An Ontario Court judge threw out charges against an 89-year-old woman who refused to submit her 2011 Canadian census.
Audrey Tobias was found not guilty today at Toronto’s Old City Hall court, where the judge said she shouldn’t have been brought before the courts in the first place.
Judge Ramez Khawly acquitted Tobias, who was charged with violating the Statistics Act after she refused to complete and return her 2011 census. The charge carries a fine of $500, three months in prison or both.
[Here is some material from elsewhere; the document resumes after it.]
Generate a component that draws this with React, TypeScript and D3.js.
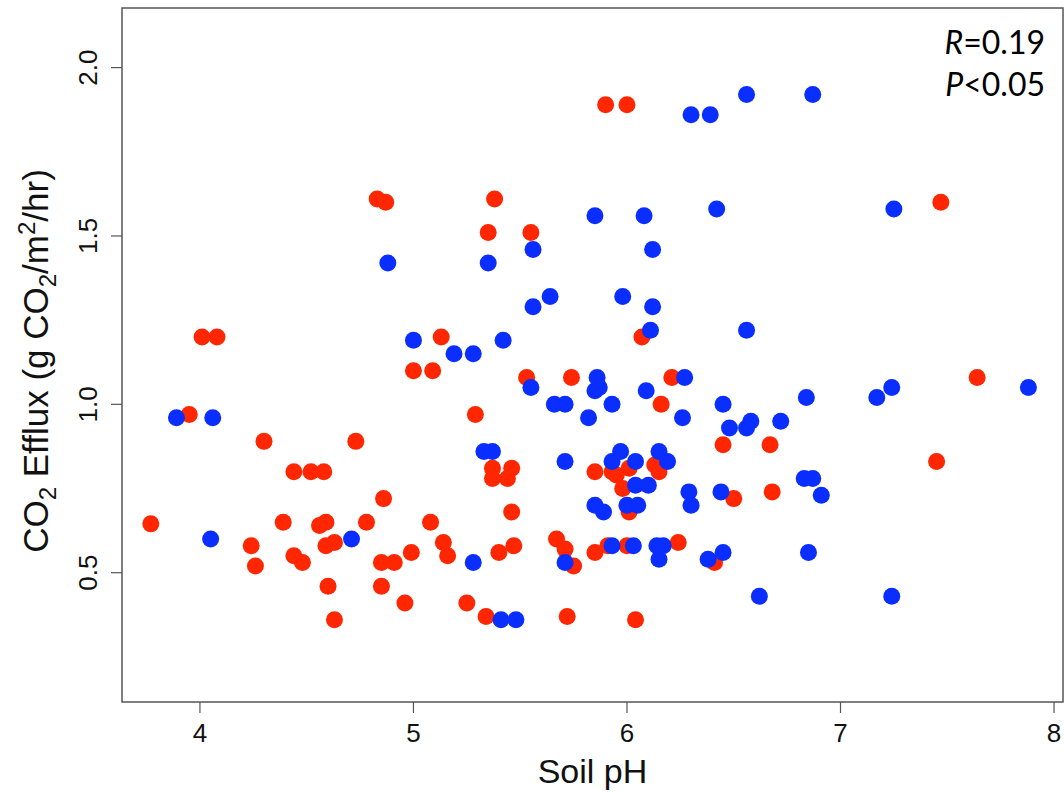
import * as d3 from "d3";

// red group (soil pH, CO2 efflux)
const redPH = [
  3.77, 3.95, 4.01, 4.08, 4.30, 4.24, 4.26, 4.39, 4.44, 4.44, 4.48, 4.52, 4.58, 4.56, 4.59, 4.59,
  4.63, 4.60, 4.63, 4.73, 4.78, 4.83, 4.87, 4.86, 4.85, 4.91, 4.85, 4.96, 4.99, 5.00, 5.09, 5.13,
  5.08, 5.14, 5.16, 5.25, 5.29, 5.35, 5.38, 5.34, 5.37, 5.37, 5.44, 5.46, 5.46, 5.40, 5.47, 5.53,
  5.55, 5.74, 5.67, 5.71, 5.75, 5.72, 5.90, 6.00, 5.85, 5.93, 5.95, 6.01, 5.98, 6.01, 6.13, 6.15,
  5.85, 5.91, 6.00, 6.24, 6.41, 6.04, 6.07, 6.21, 6.16, 6.45, 6.50, 6.67, 6.68, 7.45, 7.64, 7.47,
];
const redFlux = [
  0.645, 0.97, 1.20, 1.20, 0.89, 0.58, 0.52, 0.65, 0.80, 0.55, 0.53, 0.80, 0.80, 0.64, 0.65, 0.58,
  0.59, 0.46, 0.36, 0.89, 0.65, 1.61, 1.60, 0.72, 0.53, 0.53, 0.46, 0.41, 0.56, 1.10, 1.10, 1.20,
  0.65, 0.59, 0.55, 0.41, 0.97, 1.51, 1.61, 0.37, 0.81, 0.78, 0.78, 0.81, 0.68, 0.56, 0.58, 1.08,
  1.51, 1.08, 0.60, 0.57, 0.52, 0.37, 1.89, 1.89, 0.80, 0.80, 0.79, 0.81, 0.75, 0.68, 0.82, 0.80,
  0.56, 0.58, 0.58, 0.59, 0.53, 0.36, 1.20, 1.08, 1.00, 0.88, 0.72, 0.88, 0.74, 0.83, 1.08, 1.60,
];

// blue group
const bluePH = [
  3.89, 4.06, 4.05, 4.71, 4.88, 5.00, 5.19, 5.28, 5.28, 5.35, 5.33, 5.37, 5.41, 5.48, 5.42, 5.56,
  5.56, 5.64, 5.55, 5.66, 5.71, 5.71, 5.71, 5.82, 5.85, 5.86, 5.85, 5.87, 5.93, 5.85, 5.89, 5.93,
  5.97, 5.93, 5.98, 6.00, 6.05, 6.04, 6.04, 6.03, 6.08, 6.09, 6.10, 6.11, 6.12, 6.12, 6.15, 6.19,
  6.14, 6.17, 6.15, 6.27, 6.26, 6.29, 6.30, 6.30, 6.39, 6.38, 6.45, 6.42, 6.44, 6.45, 6.48, 6.56,
  6.58, 6.56, 6.56, 6.62, 6.72, 6.84, 6.83, 6.87, 6.91, 6.85, 6.87, 7.17, 7.24, 7.25, 7.24, 7.88,
];
const blueFlux = [
  0.96, 0.96, 0.60, 0.60, 1.42, 1.19, 1.15, 1.15, 0.53, 1.42, 0.86, 0.86, 0.36, 0.36, 1.19, 1.46,
  1.29, 1.32, 1.05, 1.00, 1.00, 0.83, 0.53, 0.96, 1.56, 1.08, 1.04, 1.05, 1.00, 0.70, 0.68, 0.83,
  0.86, 0.58, 1.32, 0.70, 0.70, 0.83, 0.76, 0.58, 1.56, 1.04, 0.76, 1.22, 1.46, 1.29, 0.86, 0.83,
  0.58, 0.58, 0.54, 1.08, 0.96, 0.74, 0.70, 1.86, 1.86, 0.54, 0.56, 1.58, 0.74, 1.00, 0.93, 0.93,
  0.95, 1.92, 1.22, 0.43, 0.95, 1.02, 0.78, 0.78, 0.73, 0.56, 1.92, 1.02, 1.05, 1.58, 0.43, 1.05,
];

const xTicks = [4, 5, 6, 7, 8];
const yTicks = [0.5, 1.0, 1.5, 2.0];

const width = 1064;
const height = 793;
const plot = { left: 122, right: 1063, top: 8, bottom: 702 };

const red = "#ff2600";
const blue = "#0a2eff";
const axisFont = "'Liberation Sans', Arial, Helvetica, sans-serif";

export default function App() {
  const x = d3.scaleLinear([3.635, 8.042], [plot.left, plot.right]);
  const y = d3.scaleLinear([0.116, 2.177], [plot.bottom, plot.top]);

  const redPts = redPH.map((p, i) => ({ p, f: redFlux[i] }));
  const bluePts = bluePH.map((p, i) => ({ p, f: blueFlux[i] }));

  const midX = (plot.left + plot.right) / 2;
  const midY = (plot.top + plot.bottom) / 2;

  return (
    <svg
      width={width}
      height={height}
      style={{ position: "absolute", left: 0, top: 0, background: "#fff" }}
      fontFamily={axisFont}
    >
      {/* points: red under blue */}
      {redPts.map((d, i) => (
        <circle key={"r" + i} cx={x(d.p)} cy={y(d.f)} r={8.5} fill={red} />
      ))}
      {bluePts.map((d, i) => (
        <circle key={"b" + i} cx={x(d.p)} cy={y(d.f)} r={8.5} fill={blue} />
      ))}

      {/* box */}
      <rect
        x={plot.left}
        y={plot.top}
        width={plot.right - plot.left}
        height={plot.bottom - plot.top}
        fill="none"
        stroke="#555"
        strokeWidth={1.5}
      />

      {/* x axis */}
      {xTicks.map((t) => (
        <g key={"x" + t}>
          <line x1={x(t)} x2={x(t)} y1={plot.bottom} y2={plot.bottom + 11} stroke="#555" strokeWidth={1.2} />
          <text x={x(t)} y={742} textAnchor="middle" fontSize={26} fill="#111">
            {t}
          </text>
        </g>
      ))}
      <text x={midX} y={783} textAnchor="middle" fontSize={34} fill="#111">
        Soil pH
      </text>

      {/* y axis */}
      {yTicks.map((t) => (
        <g key={"y" + t}>
          <line x1={plot.left - 11} x2={plot.left} y1={y(t)} y2={y(t)} stroke="#555" strokeWidth={1.2} />
          <text
            transform={`translate(97, ${y(t)}) rotate(-90)`}
            textAnchor="middle"
            fontSize={26}
            fill="#111"
          >
            {d3.format(".1f")(t)}
          </text>
        </g>
      ))}
      <text
        transform={`translate(48, ${midY + 6}) rotate(-90)`}
        textAnchor="middle"
        fontSize={35}
        fill="#111"
      >
        <tspan>CO</tspan>
        <tspan fontSize={24} dy={8}>2</tspan>
        <tspan dy={-8}> Efflux (g CO</tspan>
        <tspan fontSize={24} dy={8}>2</tspan>
        <tspan dy={-8}>/m</tspan>
        <tspan fontSize={24} dy={-13}>2</tspan>
        <tspan dy={13}>/hr)</tspan>
      </text>

      {/* stats */}
      <g fontFamily="Lato, 'Open Sans', sans-serif" fontSize={32} fill="#000">
        <text x={1045} y={54} textAnchor="end">
          <tspan fontStyle="italic">R</tspan>=0.19
        </text>
        <text x={1045} y={96} textAnchor="end">
          <tspan fontStyle="italic">P</tspan>&lt;0.05
        </text>
      </g>
    </svg>
  );
}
“I want to thank the judge for his careful analysis and his result in which he found me not guilty,” Tobias said. “He put a lot of work into that and I respect him and I’m grateful.”
Tobias, who served in the Women’s Reserve Naval Service in the Second World War said she refused to complete the census because she doesn’t stands morally opposed to companies, such as US-based arms manufacture Lockheed Martin, which was contracted to process the information.
Lockheed Martin also makes the F-35, currently being eyed as Canada’s next-gen fighter jet.
Defence counsel, Peter Rosenthal argued that filling out the census violated Tobias’ of free expression.
Khawly said he believed Tobias’ intentions were morally driven.
“He said for conviction you need an Actus Reus to do something and Mens Rea, the appropriate mental state and he found that she did not have the mental state to make her guilty,” Rosenthal told media outside the courthouse.
Tobias said she was willing to go to jail if found guilty.
“I would have done whatever was necessary. Under no circumstances would I pay a fine, which is a way of saying I’m guilty. I don’t feel guilty,” she said.
A relieved Tobias told reporters outside Toronto’s Old City Hall Court:
“I have to respect the whole procedure. I think it was thoughtful, and wasn’t hurried; they took all the time necessary,” she said.